At the bottof the the playground were dry toilets – one for the boys and one for the girls (teachers included), which were cleaned out at the end of each term. The playground was sloped, rough and stony, but it did not stop the children from playing and kicking footballs. One pupil, Joyce McMullin, son of Jim, went on to join the County team which won the All-Ireland in 1992.
In October and March the station Mass was held in the school. The floors were scrubbed by the teachers, and the rooms were cleaned from top to bottom by the pupils. After Mass, the priests were entertained to breakfast, which meant that all cooking utensils, china and food had to be carried from home. Even the table and chairs had to be transported, all in a Ford 8 car!
Each Friday afternoon, the Principal, Keavsa Gallagher, introduced an hour of culture. One of the pupils, James Quinn, a member of the Leghowney Pipe Band, provided the music with his bagpipes, and Irish dancing was taught.
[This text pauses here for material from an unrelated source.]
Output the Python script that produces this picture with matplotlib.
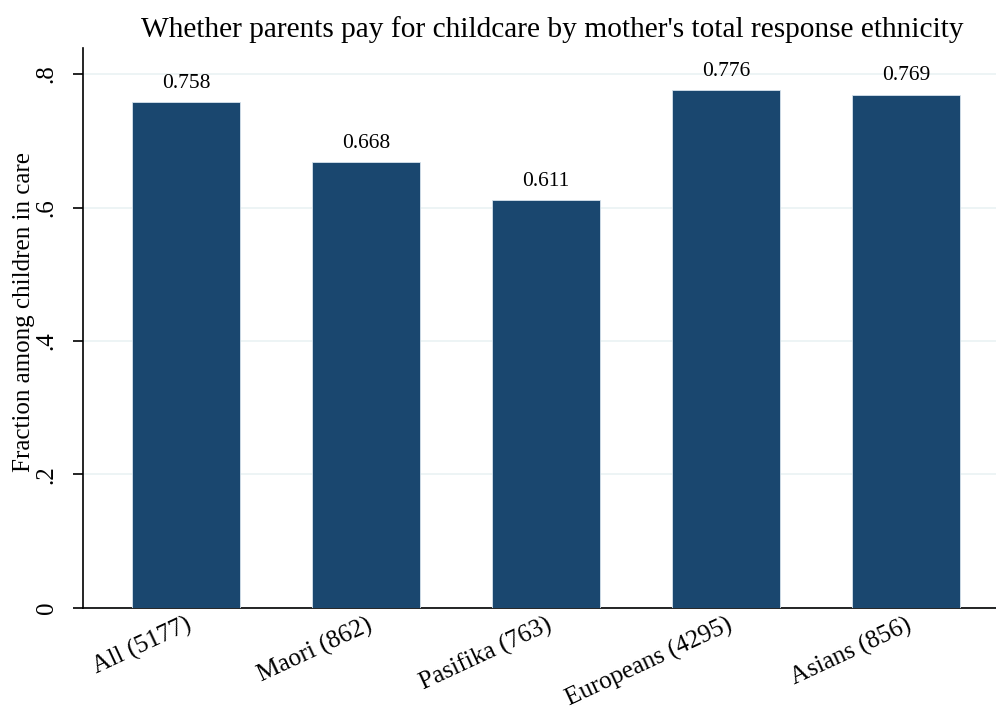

If the day was wet the wellies were on, but that did not deter the dancers!
When Fr. Harkin, R.I.P., was curate in Clar, the senior pupils provided a choir on the first Sunday of every month. To facilitate the training of the choir, he gave the school the old harmonium for St. Agatha’s. this instrument proved to be very useful when the pupils were practicing for concerts in Leghowney Hall. On one famous occasion, Fr. Charles McGrenra, R.I.P., the then curate, who was raising funds to repair Clar Chapel, brought us, with the Leghowney Entertainers, to perform in Ardara Hall. A great night was had by all.
It was a sad day in Copany when Keavsa Gallagher, the Principal, announced that she was leaving for Africa to get married. She was replaced by Miss Gussie Begley, who remained as Principal until 1969 when she transferred to Hugh Roe Boys’ N.S. Mrs Catherene McGinley succeeded her and in 1070 was replaced by Mr. Charlie Sweeney who remained as principal until the closure of the school in 1972.
When the key of the door of the Four Masters’ School was turned for the last time it was the end of an era. No more would the sound of the school bell and the happy laughter of the children playing ring out over the surrounding townlands.